具体的な感情表現がなされず淡々とした表現だからこそ共感しやすく、きっと自分に置き換えた解釈で深く記憶に残ってしまう。

スカートの裾がほつれたから「あぁ もうだめだ」と落ち込んでいるんじゃない。
スカートの裾がほつれたくらいで「あぁ もうだめだ」と崩れ落ちてしまうくらいに弱ってしまっていたんだ。
この曲の中で歌われる「あたし」は部屋に迷い込んだ揚羽蝶を見ている。
自分を重ねるように揚羽蝶を見ている「あたし」に私は私を重ねて聴いている。

どうしようもないくらい全てに、悲しくてイラつく自分を歌ってくれているようで、勝手に共感できるから私はこの歌詞が好きなんだろう。

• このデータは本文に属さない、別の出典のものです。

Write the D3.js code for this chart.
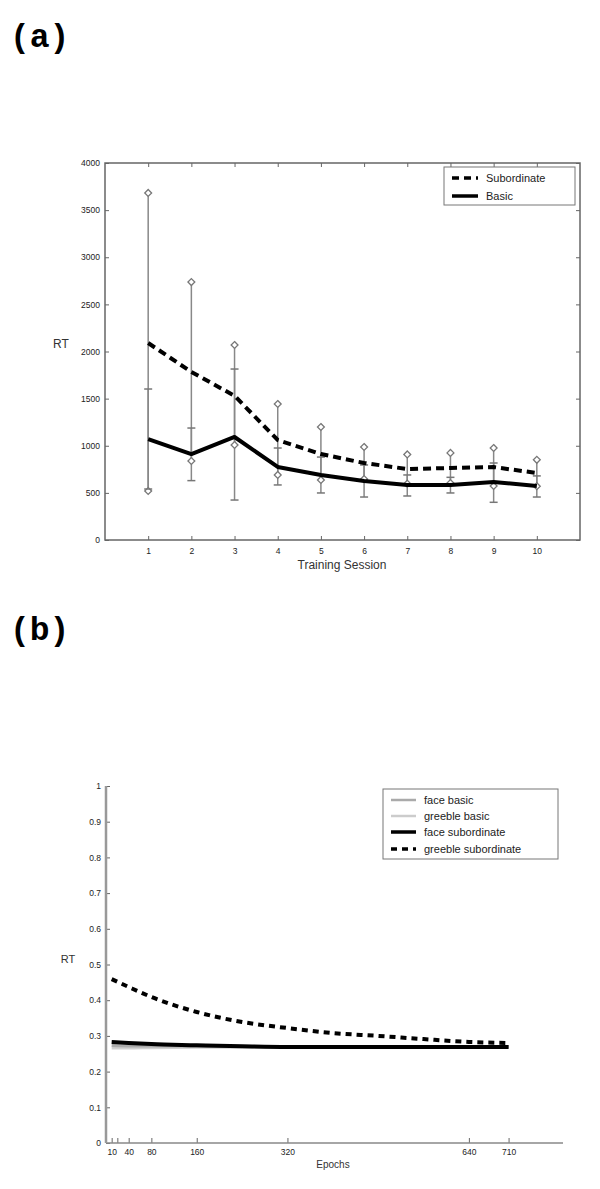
<!DOCTYPE html>
<html>
<head>
<meta charset="utf-8">
<script src="https://cdn.jsdelivr.net/npm/d3@7"></script>
<style>
body{margin:0;background:#fff;}
svg{display:block;font-family:"Liberation Sans",Arial,sans-serif;}
</style>
</head>
<body>
<svg id="c" width="600" height="1189"></svg>
<script>
// ---- Panel (a) data ----
const sessions = [1,2,3,4,5,6,7,8,9,10];
const subMean  = [2090,1783,1530,1061,912,817,753,764,774,711];
const subLow   = [520,838,1008,690,637,647,598,604,573,571];
const subHigh  = [3682,2737,2069,1443,1199,987,908,924,976,851];
const basMean  = [1071,912,1093,775,690,626,584,584,616,573];
const basLow   = [541,630,424,584,499,456,467,499,400,456];
const basHigh  = [1602,1188,1814,976,880,796,690,665,817,680];
const yTicksA  = [0,500,1000,1500,2000,2500,3000,3500,4000];

// ---- Panel (b) data ----
const epochs        = [10,40,80,160,240,320,400,480,560,640,710];
const greebleSub    = [0.459,0.437,0.409,0.367,0.339,0.322,0.308,0.300,0.291,0.283,0.280];
const faceSub       = [0.283,0.280,0.277,0.274,0.271,0.269,0.269,0.269,0.269,0.269,0.269];
const faceBasic     = [0.273,0.272,0.272,0.271,0.270,0.270,0.270,0.270,0.270,0.270,0.270];
const greebleBasic  = [0.266,0.266,0.267,0.268,0.268,0.268,0.268,0.268,0.268,0.268,0.268];
const xTicksB       = [10,20,40,80,160,320,640,710];
const yTicksB       = [0,0.1,0.2,0.3,0.4,0.5,0.6,0.7,0.8,0.9,1];

const svg = d3.select("#c");

// Panel labels
svg.append("text").attr("x",10).attr("y",47)
  .style("font-family","'Liberation Mono','DejaVu Sans Mono',monospace")
  .style("font-weight","bold").style("font-size","33px").text("(a)");
svg.append("text").attr("x",10).attr("y",640)
  .style("font-family","'Liberation Mono','DejaVu Sans Mono',monospace")
  .style("font-weight","bold").style("font-size","33px").text("(b)");

// ================= Panel (a) =================
const xA = d3.scaleLinear().domain([0,11]).range([105,580]);
const yA = d3.scaleLinear().domain([0,4000]).range([540,163]);
const gA = svg.append("g");

function styleAxis(g){
  g.select(".domain").remove();
  g.selectAll(".tick line").attr("stroke","#666").attr("stroke-width",1);
  g.selectAll(".tick text").attr("fill","#222").style("font-size","8.5px")
    .style("font-family","'Liberation Sans',Arial,sans-serif");
}

gA.append("g").attr("transform","translate(0,540)")
  .call(d3.axisBottom(xA).tickValues(sessions).tickSize(-4).tickPadding(8).tickFormat(d3.format("d")))
  .call(styleAxis);
gA.append("g").attr("transform","translate(0,163)")
  .call(d3.axisTop(xA).tickValues(sessions).tickSize(-4).tickFormat(""))
  .call(styleAxis);
gA.append("g").attr("transform","translate(105,0)")
  .call(d3.axisLeft(yA).tickValues(yTicksA).tickSize(-4).tickPadding(5).tickFormat(d3.format("d")))
  .call(styleAxis);
gA.append("g").attr("transform","translate(580,0)")
  .call(d3.axisRight(yA).tickValues(yTicksA).tickSize(-4).tickFormat(""))
  .call(styleAxis);
gA.append("rect").attr("x",xA(0)).attr("y",yA(4000))
  .attr("width",xA(11)-xA(0)).attr("height",yA(0)-yA(4000))
  .attr("fill","none").attr("stroke","#666").attr("stroke-width",1.5);

// error bars
sessions.forEach((s,i)=>{
  const x = xA(s);
  gA.append("line").attr("x1",x).attr("x2",x)
    .attr("y1",yA(subLow[i])).attr("y2",yA(subHigh[i]))
    .attr("stroke","#888").attr("stroke-width",1.5);
  gA.append("line").attr("x1",x).attr("x2",x)
    .attr("y1",yA(basLow[i])).attr("y2",yA(basHigh[i]))
    .attr("stroke","#888").attr("stroke-width",1.5);
  [subLow[i],subHigh[i]].forEach(v=>{
    gA.append("path").attr("transform",`translate(${x},${yA(v)})`)
      .attr("d",d3.symbol(d3.symbolDiamond2,30)())
      .attr("fill","#fff").attr("stroke","#777").attr("stroke-width",1.3);
  });
  [basLow[i],basHigh[i]].forEach(v=>{
    gA.append("line").attr("x1",x-4).attr("x2",x+4)
      .attr("y1",yA(v)).attr("y2",yA(v))
      .attr("stroke","#777").attr("stroke-width",1.5);
  });
});

const lineA = d3.line().x((d,i)=>xA(sessions[i])).y(d=>yA(d));
gA.append("path").datum(basMean).attr("d",lineA)
  .attr("fill","none").attr("stroke","#000").attr("stroke-width",4).attr("stroke-linejoin","round");
gA.append("path").datum(subMean).attr("d",lineA)
  .attr("fill","none").attr("stroke","#000").attr("stroke-width",4)
  .attr("stroke-dasharray","8,5");

gA.append("text").attr("x",342).attr("y",569).attr("text-anchor","middle")
  .attr("fill","#333").style("font-size","12px").text("Training Session");
gA.append("text").attr("x",61).attr("y",348).attr("text-anchor","middle")
  .attr("fill","#333").style("font-size","12px").text("RT");

// legend (a)
const lgA = gA.append("g");
lgA.append("rect").attr("x",444).attr("y",167).attr("width",131).attr("height",38)
  .attr("fill","#fff").attr("stroke","#777").attr("stroke-width",1);
[["Subordinate",178,true],["Basic",196,false]].forEach(([t,y,dash])=>{
  lgA.append("line").attr("x1",452).attr("x2",478).attr("y1",y).attr("y2",y)
    .attr("stroke","#000").attr("stroke-width",3.5)
    .attr("stroke-dasharray",dash?"7,5":null);
  lgA.append("text").attr("x",486).attr("y",y+4).attr("fill","#222")
    .style("font-size","11px").text(t);
});

// ================= Panel (b) =================
const xB = d3.scaleLinear().domain([0,806]).range([106,563]);
const yB = d3.scaleLinear().domain([0,1]).range([1143,786]);
const gB = svg.append("g");

gB.append("g").attr("transform","translate(0,1143)")
  .call(d3.axisBottom(xB).tickValues(xTicksB).tickSize(-5).tickPadding(6)
    .tickFormat(d=> d===20 ? "" : d3.format("d")(d)))
  .call(styleAxis);
gB.append("g").attr("transform","translate(106,0)")
  .call(d3.axisLeft(yB).tickValues(yTicksB).tickSize(-4).tickPadding(5).tickFormat(d=>d3.format("~g")(d)))
  .call(styleAxis);
gB.append("line").attr("x1",106).attr("x2",563).attr("y1",1143).attr("y2",1143)
  .attr("stroke","#888").attr("stroke-width",1.5);
gB.append("line").attr("x1",106).attr("x2",106).attr("y1",786).attr("y2",1143)
  .attr("stroke","#999").attr("stroke-width",2.5);

const lineB = d3.line().x((d,i)=>xB(epochs[i])).y(d=>yB(d)).curve(d3.curveMonotoneX);
gB.append("path").datum(greebleBasic).attr("d",lineB)
  .attr("fill","none").attr("stroke","#d0d0d0").attr("stroke-width",3);
gB.append("path").datum(faceBasic).attr("d",lineB)
  .attr("fill","none").attr("stroke","#aaa").attr("stroke-width",3);
gB.append("path").datum(faceSub).attr("d",lineB)
  .attr("fill","none").attr("stroke","#000").attr("stroke-width",4);
gB.append("path").datum(greebleSub).attr("d",lineB)
  .attr("fill","none").attr("stroke","#000").attr("stroke-width",4)
  .attr("stroke-dasharray","6,5");

gB.append("text").attr("x",333).attr("y",1168).attr("text-anchor","middle")
  .attr("fill","#333").style("font-size","10px").text("Epochs");
gB.append("text").attr("x",68).attr("y",963).attr("text-anchor","middle")
  .attr("fill","#333").style("font-size","11px").text("RT");

// legend (b)
const lgB = gB.append("g");
lgB.append("rect").attr("x",383).attr("y",789).attr("width",175).attr("height",70)
  .attr("fill","#fff").attr("stroke","#777").attr("stroke-width",1);
[["face basic",800,"#aaa",null,2.5],
 ["greeble basic",816,"#ccc",null,2.5],
 ["face subordinate",832,"#000",null,3.5],
 ["greeble subordinate",849,"#000","6,5",3.5]].forEach(([t,y,c,dash,w])=>{
  lgB.append("line").attr("x1",391).attr("x2",416).attr("y1",y).attr("y2",y)
    .attr("stroke",c).attr("stroke-width",w).attr("stroke-dasharray",dash);
  lgB.append("text").attr("x",424).attr("y",y+4).attr("fill","#222")
    .style("font-size","11px").text(t);
});
</script>
</body>
</html>
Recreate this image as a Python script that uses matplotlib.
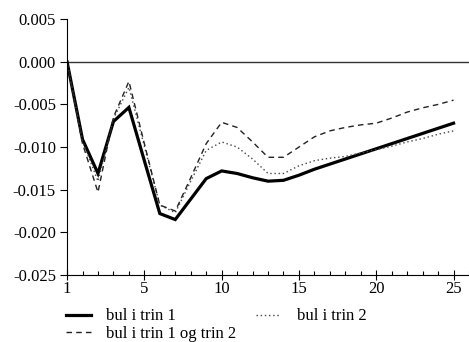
import numpy as np
import matplotlib
matplotlib.use('Agg')
import matplotlib.pyplot as plt
from matplotlib.ticker import MultipleLocator

plt.rcParams['font.family'] = ['Liberation Serif', 'DejaVu Serif']

periods = np.arange(26)

# bul i trin 1
trin1 = [0.0, -0.0091, -0.0131, -0.0070, -0.00535, -0.0116, -0.0178, -0.0185,
         -0.0161, -0.0137, -0.0128, -0.0131, -0.0136, -0.0140, -0.0139, -0.0133,
         -0.0126, -0.0120, -0.0114, -0.0108, -0.0102, -0.0096, -0.0090, -0.0084,
         -0.0078, -0.0072]

# bul i trin 2
trin2 = [0.0, -0.0093, -0.0140, -0.0067, -0.0030, -0.0099, -0.0168, -0.0177,
         -0.0140, -0.0104, -0.0094, -0.0100, -0.0114, -0.0131, -0.0131, -0.0122,
         -0.0116, -0.0113, -0.0111, -0.0107, -0.0103, -0.0099, -0.0094, -0.0090,
         -0.0085, -0.0081]

# bul i trin 1 og trin 2
trin12 = [0.0, -0.0096, -0.0153, -0.0065, -0.0023, -0.0096, -0.0168, -0.0175,
          -0.0136, -0.0096, -0.0071, -0.0077, -0.0094, -0.0112, -0.0112, -0.0100,
          -0.0088, -0.0081, -0.0077, -0.0074, -0.0072, -0.0066, -0.0059, -0.0054,
          -0.0050, -0.0045]

xtick_pos = [0, 5, 10, 15, 20, 25]
xtick_labels = ['1', '5', '10', '15', '20', '25']
ytick_vals = [0.005, 0.0, -0.005, -0.010, -0.015, -0.020, -0.025]
ytick_labels = ['0.005', '0.000', '-0.005', '-0.010', '-0.015', '-0.020', '-0.025']

fig = plt.figure(figsize=(4.69, 3.42), dpi=100)
ax = fig.add_axes([0.143, 0.196, 0.857, 0.748])

ax.axhline(0, color='#333333', lw=1.0, zorder=1)
l1, = ax.plot(periods, trin1, color='black', lw=2.3, solid_joinstyle='miter',
              label='bul i trin 1')
l2, = ax.plot(periods, trin2, color='#444444', lw=1.0, ls=(0, (1, 2)),
              label='bul i trin 2')
l3, = ax.plot(periods, trin12, color='#222222', lw=1.0, ls=(0, (4, 3)),
              label='bul i trin 1 og trin 2')

ax.set_xlim(0, 26)
ax.set_ylim(-0.025, 0.005)
ax.set_xticks(xtick_pos)
ax.set_xticklabels(xtick_labels)
ax.xaxis.set_minor_locator(MultipleLocator(1))
ax.set_yticks(ytick_vals)
ax.set_yticklabels(ytick_labels)

for s in ['top', 'right']:
    ax.spines[s].set_visible(False)
ax.spines['left'].set_linewidth(0.8)
ax.spines['bottom'].set_linewidth(0.8)

ax.tick_params(axis='x', which='major', direction='inout', length=7,
               width=0.8, labelsize=12, pad=1)
ax.tick_params(axis='x', which='minor', direction='in', length=3, width=0.8)
ax.tick_params(axis='y', which='major', direction='out', length=5,
               width=0.8, labelsize=12, pad=3)

fig.legend(handles=[l1, l3, l2], loc='upper left',
           bbox_to_anchor=(0.14, 0.098), ncol=2, frameon=False,
           fontsize=12, handlelength=1.5, handletextpad=0.95,
           columnspacing=1.15, labelspacing=0.08, borderpad=0,
           borderaxespad=0)

fig.savefig('out.png', dpi=100)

この"スカートの裾がほつれた「あぁ もうだめだ」とぼやいた"という1フレーズだけで、現実に疲弊して弱った心をここまで表現してしまうなんて歌詞を書いたアッコは天才だと思った。
あくまでも解釈は私なりのものでしかないけれど。

ピンポイントで感情を歌う曲とはまた違った、程良い距離感で寄り添ってくれるような「ドタン場でキャンセル」はこれからも聴き続ける1曲だろう。